The Grasberg Mine is the largest gold mine and third largest copper mine on the planet.
This is why proposed changes to environmental regulations are so important.
The Indonesian government is demanding that American mining company Freeport increase the mining waste (known as tailings) disposed on land from 50% waste to 95%. Currently, half of the tailings flow into river systems.
The news saw Freeport shares drop 16%, prompting CEO Richard Adkerson to come out and call the move “shocking” and not “feasable”.
The Grasberg mine has long been a contentious issue. Perhaps it’s finally time that we talked seriously about the environmental implications of one of the most valuable plots of land in the world.
Why should we care?
Located in West Papua near Puncak Jaya – Indonesia’s tallest mountain
It’s one of the biggest excavation sites for natural minerals in the world.
The Indonesian economy relies heavily on its natural mineral exports.
The Mine is valued at around USD $16 billion.
Last year the mine generated more than 500,000 tonnes of copper and over 1 million ounces of gold.
Grasberg accounts for 25% of Freeport’s total output.
In September 2017, the Indonesian government renegotiated their stake in Grasberg with American mining company Freeport. Indonesia is set to take the controlling share of 51% ownership of the mine, with Freeport accepting 49%.
It also gives the mining megalith a measure of certainty to execute plans to expand the mining further underground, as the Freeport Agreement will ensure the US miner will maintain land rights until 2041.
Negotiations are still ongoing, which is fueling the contention.
The Grasberg mine produces 10,000 tonnes of tailings per hour.
Half of which is disposed of in rivers.
200,000 tonnes of mining waste trickles into the Aikwa delta system every day.
. Earthworks and MiningWatch Canada asserted in 2012 that Grasberg waste “buried over 166 square kilometers of formerly productive forest and wetlands, and fish have largely disappeared”.
We are talking pollution of catastrophic proportions.

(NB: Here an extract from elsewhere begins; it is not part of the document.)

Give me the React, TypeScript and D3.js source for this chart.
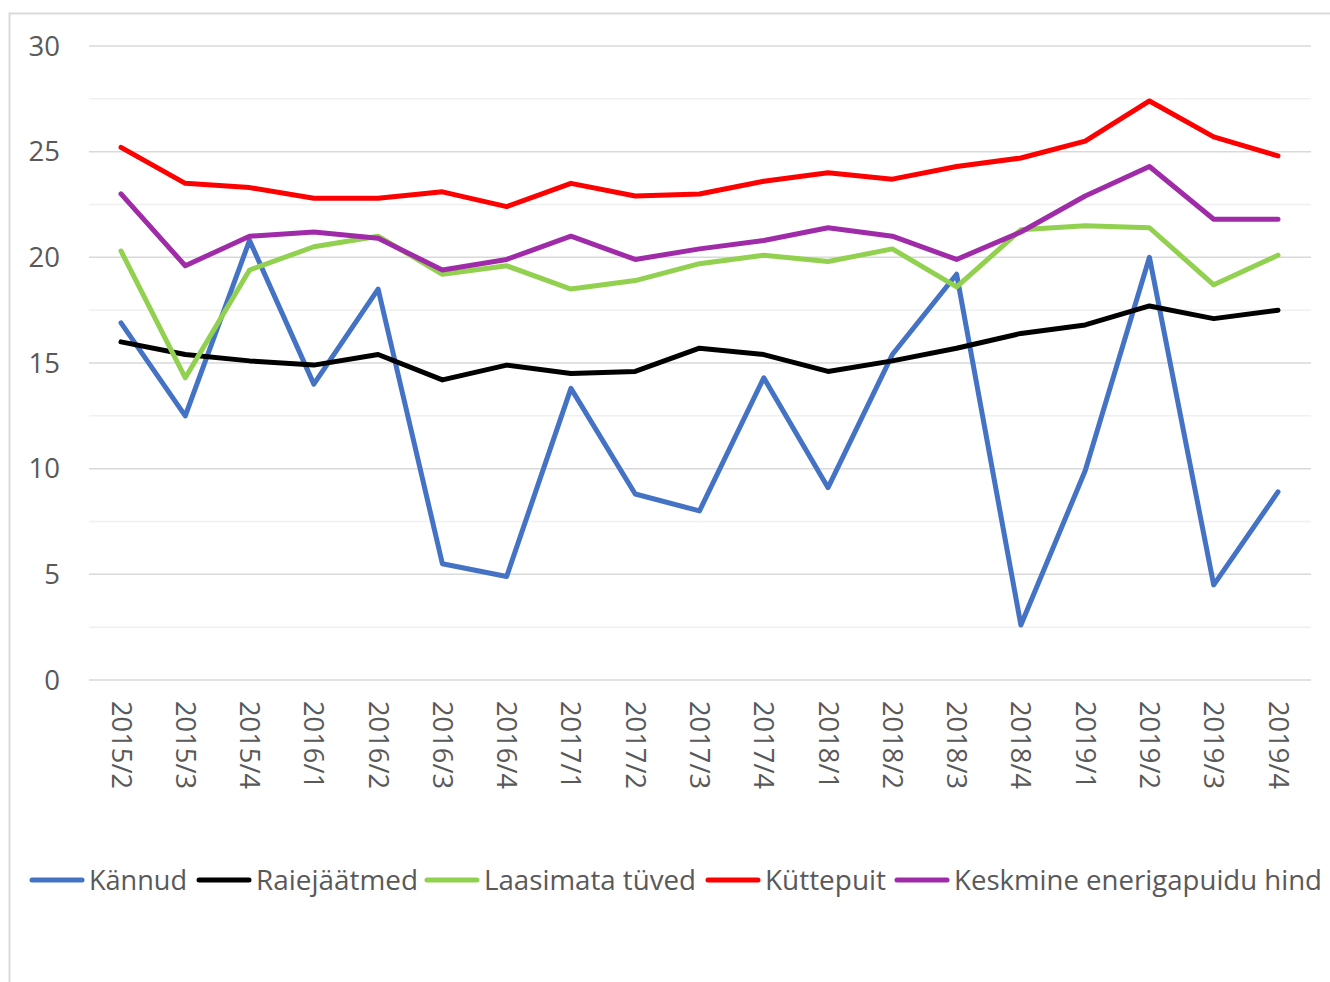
import { useEffect, useRef } from 'react'
import * as d3 from 'd3'

const quarters = [
	'2015/2', '2015/3', '2015/4', '2016/1', '2016/2', '2016/3', '2016/4',
	'2017/1', '2017/2', '2017/3', '2017/4', '2018/1', '2018/2', '2018/3',
	'2018/4', '2019/1', '2019/2', '2019/3', '2019/4',
]

const kannud = [16.9, 12.5, 20.8, 14.0, 18.5, 5.5, 4.9, 13.8, 8.8, 8.0, 14.3, 9.1, 15.4, 19.2, 2.6, 9.9, 20.0, 4.5, 8.9]
const raiejaatmed = [16.0, 15.4, 15.1, 14.9, 15.4, 14.2, 14.9, 14.5, 14.6, 15.7, 15.4, 14.6, 15.1, 15.7, 16.4, 16.8, 17.7, 17.1, 17.5]
const laasimata = [20.3, 14.3, 19.4, 20.5, 21.0, 19.2, 19.6, 18.5, 18.9, 19.7, 20.1, 19.8, 20.4, 18.6, 21.3, 21.5, 21.4, 18.7, 20.1]
const kuttepuit = [25.2, 23.5, 23.3, 22.8, 22.8, 23.1, 22.4, 23.5, 22.9, 23.0, 23.6, 24.0, 23.7, 24.3, 24.7, 25.5, 27.4, 25.7, 24.8]
const keskmine = [23.0, 19.6, 21.0, 21.2, 20.9, 19.4, 19.9, 21.0, 19.9, 20.4, 20.8, 21.4, 21.0, 19.9, 21.2, 22.9, 24.3, 21.8, 21.8]

const seriesNames = ['Kännud', 'Raiejäätmed', 'Laasimata tüved', 'Küttepuit', 'Keskmine enerigapuidu hind']
const seriesValues = [kannud, raiejaatmed, laasimata, kuttepuit, keskmine]
const seriesColors = ['#4472C4', '#000000', '#92D050', '#FF0000', '#A02BA8']

const yTicks = [0, 5, 10, 15, 20, 25, 30]

const FONT = "'Open Sans', 'Noto Sans', sans-serif"
const TEXT = '#595959'

const App = () => {
	const svgRef = useRef(null)

	useEffect(() => {
		const svg = d3.select(svgRef.current)
		svg.selectAll('*').remove()

		const x = d3.scalePoint().domain(quarters).range([121, 1278])
		const y = d3.scaleLinear().domain([0, 30]).range([680, 46])

		// outer frame (only top and left edges are visible in the crop)
		svg.append('path')
			.attr('d', 'M9.5,982 V13.5 H1330')
			.attr('fill', 'none')
			.attr('stroke', '#d9d9d9')
			.attr('stroke-width', 2)

		// minor gridlines
		const minor = d3.range(2.5, 30, 5)
		svg.append('g')
			.selectAll('line')
			.data(minor)
			.enter()
			.append('line')
			.attr('x1', 89)
			.attr('x2', 1311)
			.attr('y1', (d) => y(d))
			.attr('y2', (d) => y(d))
			.attr('stroke', '#f0f0f0')
			.attr('stroke-width', 1.5)

		// major gridlines
		svg.append('g')
			.selectAll('line')
			.data(yTicks)
			.enter()
			.append('line')
			.attr('x1', 89)
			.attr('x2', 1311)
			.attr('y1', (d) => y(d))
			.attr('y2', (d) => y(d))
			.attr('stroke', '#d9d9d9')
			.attr('stroke-width', 1.5)

		// y labels
		svg.append('g')
			.selectAll('text')
			.data(yTicks)
			.enter()
			.append('text')
			.attr('x', 60)
			.attr('y', (d) => y(d))
			.attr('dy', '0.35em')
			.attr('text-anchor', 'end')
			.style('font-family', FONT)
			.style('font-size', '27.5px')
			.style('fill', TEXT)
			.text((d) => d)

		// x labels, rotated
		svg.append('g')
			.selectAll('text')
			.data(quarters)
			.enter()
			.append('text')
			.attr('transform', (d) => `translate(${x(d)},701) rotate(90)`)
			.attr('dy', '0.35em')
			.attr('text-anchor', 'start')
			.attr('textLength', 88)
			.attr('lengthAdjust', 'spacingAndGlyphs')
			.style('font-family', FONT)
			.style('font-size', '27px')
			.style('fill', TEXT)
			.text((d) => d)

		const line = d3.line()
			.x((d, i) => x(quarters[i]))
			.y((d) => y(d))

		seriesValues.forEach((vals, k) => {
			svg.append('path')
				.datum(vals)
				.attr('d', line)
				.attr('fill', 'none')
				.attr('stroke', seriesColors[k])
				.attr('stroke-width', 5)
				.attr('stroke-linejoin', 'round')
				.attr('stroke-linecap', 'round')
		})

		// legend
		const legendX = [30, 197, 425, 706, 895]
		const legendW = [98, 162, 212, 121, 368]
		const legend = svg.append('g')
		seriesNames.forEach((name, k) => {
			const g = legend.append('g').attr('transform', `translate(${legendX[k]},880)`)
			g.append('line')
				.attr('x1', 2)
				.attr('x2', 52)
				.attr('stroke', seriesColors[k])
				.attr('stroke-width', 5)
				.attr('stroke-linecap', 'round')
			g.append('text')
				.attr('x', 59)
				.attr('dy', '0.35em')
				.attr('textLength', legendW[k])
				.attr('lengthAdjust', 'spacingAndGlyphs')
				.style('font-family', FONT)
				.style('font-size', '27.5px')
				.style('fill', TEXT)
				.text(name)
		})
	}, [])

	return (
		<svg
			ref={svgRef}
			width={1330}
			height={982}
			style={{ position: 'absolute', left: 0, top: 0, background: '#fff' }}
		></svg>
	)
}

export default App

All the while, almost 16,000 Papuans are employed at the mine. The Guardian reported girls of 9-years-old accompanying their mothers to sift through the crater – instead of doing their homework – to find that timeless signal of wealth, gold.
Inspector-General at the Indonesian Ministry of Environment and Forestry, Mr. Ilyas, has said the legal division of his Department had found 47 violations of environmental regulations during a visit to the site in September 2017.
Thirty-nine had subsequently been fixed but “the big ones left are mostly related to tailings”.
Whether it is considered “feasible” or not and whatever the motivations are, one thing is undeniable: The Grasberg Mine must drastically improve its disposal of mining waste.
Otherwise, by 2041, every single shiny yellow droplet of gold and toxic copper coin will have been siphoned out of Grasberg leaving nothing but a barren crater. From being worth $16 billion to a worthless toxic pit in 20 years.
It would seem that Indonesian officials have done their calculations.
Protecting the environment surrounding the Grasberg Mine is worth more than Gold.